We are looking for new graduate students and postdoctoral fellows to join us! Learn more

Recent Research Highlights

Leading Role of Saharan Dust on Hurricane Rainfall

In our recent Science Advances paper (featured on the journal cover), we develop interpretable ML models to predict tropical cyclone rainfall (TCR) at the individual storm level. The SHAP values help identify non-linear and physically meaningful relationships between Saharan dust loading and TCR over the Atlantic basin from long-term observations. The models also capture meaningful correlations between TCR and meteorological factors such as sea surface temperature. Media coverage by Stanford Report and NSF.

Review on Air Pollutants and Climate Forcers

Our recent paper on Reviews of Geophysics synthesizes the latest progress in understanding changes in short-lived atmospheric compositions, that is, aerosols, ozone, methane, and nitrogen oxides (NOx), in response to COVID-19 induced emission reductions and the associated climate impacts on regional and global scales. It reviews the detection and attribution methods adopted by COVID research and discusses the science implications for future research and policy guidances on emission controls. 

AI/ML Boost Pollution and EJ Assessment

Air pollution in metropolitan areas varies with city-level, urban-rural, and neighborhood-level disparities. Our recent EST paper (featured on the journal cover) introduces a data-driven approach that leverages the real-world dynamic traffic profiles to continuously estimate community-level year-long air pollutants. The ML model shows promising ability to capture the traffic-induced exposure disparities and significantly improve residents’ exposure to PM2.5, especially for disadvantaged communities.
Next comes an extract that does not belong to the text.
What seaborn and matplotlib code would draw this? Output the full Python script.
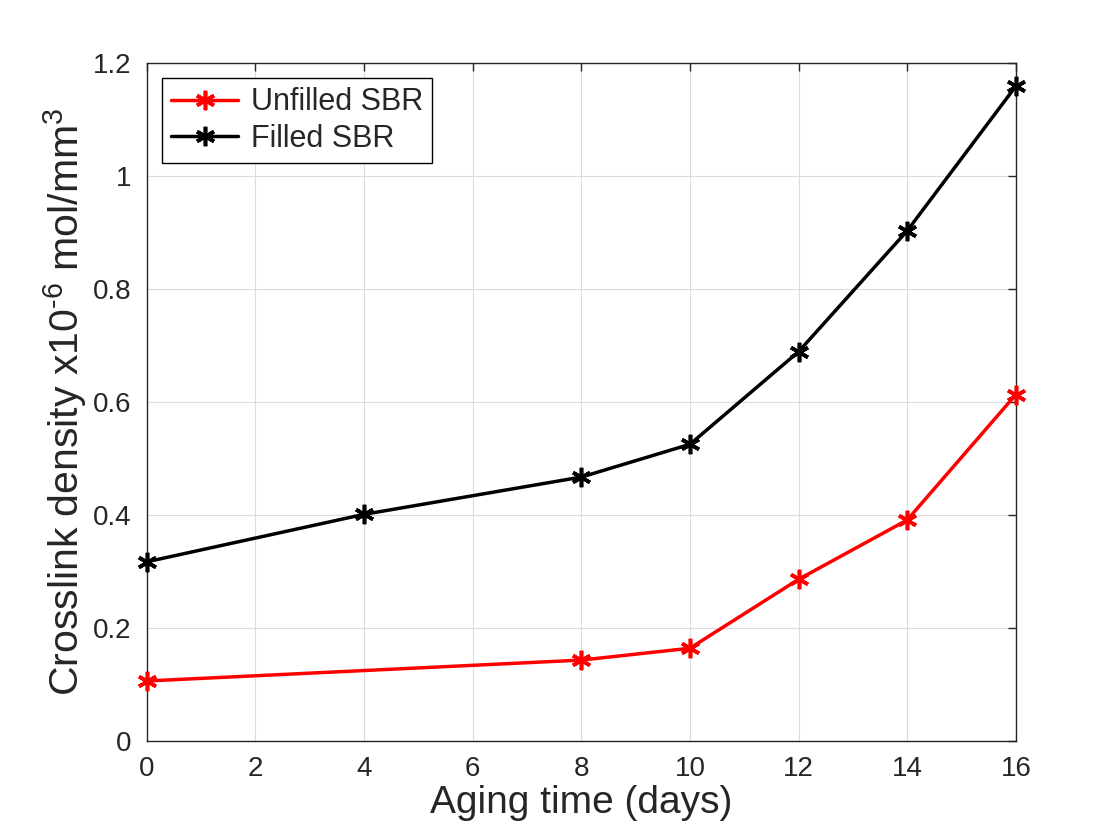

Climate Driver of Carbon Update by Forests

By leveraging the emerging high-resolution measurements of solar-induced chlorophyll fluorescence (SIF) from contemporary satellites, our recent GCB paper shows that the dependence of SIF on climate variables is highly heterogeneous, with two regimes identified: water and energy limited. We find that the coupling between SIF and water supply increases with the mean dryness, while the current suite of vegetation models fail to capture it, casting doubt on the projections of future changes in carbon dynamics.

Direct Observational Constraints on Black Carbon Forcing

Black carbon (BC) is the largest warming agent amoung all aerosol species. Our recent paper on One Earth based on our single-particle-level observations reveal multi-level microphysical complexities in BC-containing particles, and suggest likely overestimated BC absorption in current aerosol-climate models. Our another recent paper on JAMES develops an improved aerosol optical model in a global climate model to better account for those observations.

Car driving down the road in a snow storm

Air Cleaning Suppressed Winter Extremes

Anthropogenic aerosol emissions decreased over North America and Europe but increased over Asia since the 1970s. Our recent paper on Nature Climate Change revealed that this aerosol forcing caused jet stream winds to shift poleward over the Atlantic, decreasing planetary wave activity and partially inhibiting extreme winter weather over northern Eurasia. It stresses the importance of anthropogenic aerosols and their spatiotemporal variability in assessing the drivers of extreme weather in historical and future climate.